Hiroshima is a 1995 Japanese-Canadian war drama film directed by Koreyoshi Kurahara and Roger Spottiswoode about the decision-making processes that led to the dropping of the atomic bombs by the United States on the Japanese cities of Hiroshima and Nagasaki toward the end of World War II. The three-hour film was made for television (Showtime Network) and evidently had no theatrical release, but is available on DVD for home viewing.

A combination of dramatisation, historical footage, and eyewitness interviews, the film alternates between documentary footage and the dramatic recreations. Both the dramatisations and most of the original footage are presented as sepia-toned images, serving to blur the distinction between them. The languages are English and Japanese, with subtitles, and the actors are largely Canadian and Japanese.
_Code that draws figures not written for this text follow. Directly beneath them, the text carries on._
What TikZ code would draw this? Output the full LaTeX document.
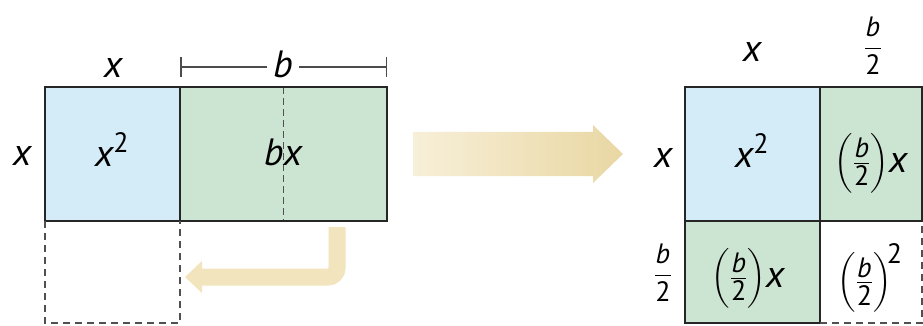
\documentclass[tikz,border=0pt]{standalone}
\usepackage{fix-cm}
\usepackage{amsmath}
\usepackage{fontspec}
\setmainfont{PT Sans}
\DeclareMathSizes{38}{38}{28}{20}
\DeclareMathSizes{28}{28}{20}{14}
\usetikzlibrary{calc}
\usetikzlibrary{arrows.meta}
\definecolor{sqblue}{RGB}{212,236,247}
\definecolor{rectgreen}{RGB}{204,228,210}
\definecolor{arrowlight}{RGB}{247,239,216}
\definecolor{arrowdark}{RGB}{233,215,163}
\definecolor{bendcol}{RGB}{242,228,188}
\definecolor{dashgray}{RGB}{80,80,80}
\newcommand{\vx}{\text{\itshape x}}
\newcommand{\vb}{\text{\itshape b}}
\newcommand{\two}{\text{2}}

\begin{document}
\begin{tikzpicture}[x=1pt,y=-1pt,
  lbl/.style={font=\fontsize{38}{42}\selectfont, inner sep=0pt},
  fraclbl/.style={font=\fontsize{28}{30}\selectfont, inner sep=0pt},
  edge/.style={line width=1.8pt, draw=black!85},
  hidden/.style={line width=1.8pt, draw=dashgray, dash pattern=on 7pt off 5pt},
  dimline/.style={line width=1.5pt, draw=black!70}]
\useasboundingbox (0,0) rectangle (923,326);
\def\a{135}
\def\bb{207}
\def\h{102}
% left figure
\coordinate (A) at (45,87);
\coordinate (B) at ($(A)+(\a,0)$);
\coordinate (C) at ($(B)+(\bb,0)$);
\coordinate (D) at ($(A)+(0,134)$);
\coordinate (E) at ($(B)+(0,134)$);
\coordinate (F) at ($(C)+(0,134)$);
\coordinate (M) at ($(B)!0.5!(C)$);
\coordinate (N) at ($(E)!0.5!(F)$);
\coordinate (G) at ($(D)+(0,\h)$);
\coordinate (H) at ($(E)+(0,\h)$);

\fill[sqblue] (A) rectangle (E);
\fill[rectgreen] (B) rectangle (F);
\draw[line width=1.5pt, draw=dashgray, dash pattern=on 7pt off 4pt] (M) -- (N);
\draw[edge] (A) -- (C) -- (F) -- (D) -- cycle;
\draw[edge] (B) -- (E);
\draw[hidden] (D) -- (G) -- (H) -- (E);

\node[lbl, anchor=base] (xtop) at (113,78) {$\vx$};
\node[lbl, anchor=base] (xleft) at (22,165) {$\vx$};
\node[lbl, anchor=base] (xsq) at (112,166) {$\vx^{\two}$};
\node[lbl, anchor=base] (bx) at (283,165) {$\vb\vx$};
\node[lbl, anchor=base, inner xsep=6pt] (btop) at (283,78) {$\vb$};
\coordinate (bl) at ($(B)+(0,-20)$);
\coordinate (br) at ($(C)+(0,-20)$);
\draw[dimline, {Bar[width=20pt]}-] (bl) -- (bl -| btop.west);
\draw[dimline, -{Bar[width=20pt]}] (br -| btop.east) -- (br);

% bent arrow
\coordinate (bendtop) at (337,227);
\coordinate (bendtip) at (185,277);
\draw[bendcol, line width=17pt, rounded corners=9pt, -{Triangle[width=31pt,length=17pt]}]
  (bendtop) -- (bendtop |- bendtip) -- (bendtip);

% big arrow
\shade[left color=arrowlight, right color=arrowdark]
  (413,132) -- (593,132) -- (593,125) -- (623,154) -- (593,183) -- (593,176) -- (413,176) -- cycle;

% right figure
\coordinate (P) at (685,87);
\coordinate (Q) at ($(P)+(\a,0)$);
\coordinate (R) at ($(Q)+(\h,0)$);
\coordinate (S) at ($(P)+(0,134)$);
\coordinate (T) at ($(Q)+(0,134)$);
\coordinate (U) at ($(R)+(0,134)$);
\coordinate (V) at ($(S)+(0,\h)$);
\coordinate (W) at ($(T)+(0,\h)$);
\coordinate (Z) at ($(U)+(0,\h)$);

\fill[sqblue] (P) rectangle (T);
\fill[rectgreen] (Q) rectangle (U);
\fill[rectgreen] (S) rectangle (W);
\draw[edge] (S) -- (P) -- (R) -- (U) -- (S) -- (V) -- (W) -- (Q);
\draw[hidden] (W) -- (Z) -- (U);

\node[lbl, anchor=base] (xtop2) at (752,62) {$\vx$};
\node[fraclbl] (htop) at (873,46) {$\dfrac{\vb}{\two}$};
\node[lbl, anchor=base] (xleft2) at (663,167) {$\vx$};
\node[fraclbl] (hleft) at (663,273) {$\dfrac{\vb}{\two}$};
\node[lbl, anchor=base] (xsq2) at (752,167) {$\vx^{\two}$};
\node[lbl] (hx1) at (871,163) {$\left(\frac{\vb}{\two}\right)\!\vx$};
\node[lbl] (hx2) at (748,278) {$\left(\frac{\vb}{\two}\right)\!\vx$};
\node[lbl] (hsq) at (870,278) {$\left(\frac{\vb}{\two}\right)^{\!\two}$};
\end{tikzpicture}
\end{document}
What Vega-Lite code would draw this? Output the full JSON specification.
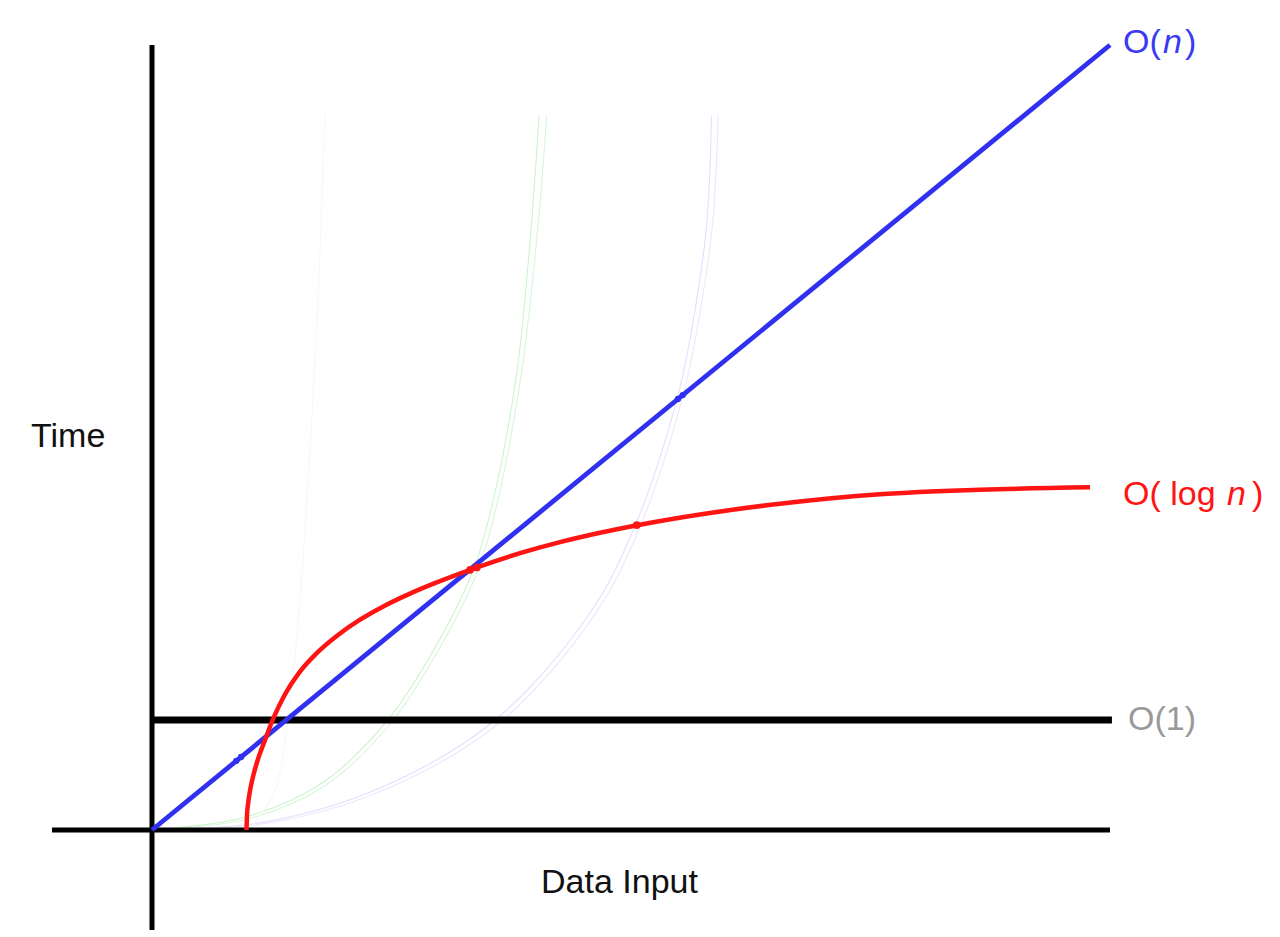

The film opens in April 1945 with the death of Franklin Roosevelt and the succession of Harry Truman to the presidency. In Europe, the Germans are close to surrender, but in the Pacific the bloody battle for Okinawa is still underway and an invasion of the Japanese home islands is not foreseen until the autumn. American battle casualties have almost reached 900,000, with Japanese casualties at 1.1 million, and some 8 million Asian civilians have died in the war that began with Japan's invasion of Manchuria in 1931.

The new president knows nothing about the nuclear weapons being developed at Los Alamos, and he must soon decide on whether to use them and how. The US Secretary of War, Henry Stimson, has doubts even about the wisdom of the American fire-bombing raids on Japan.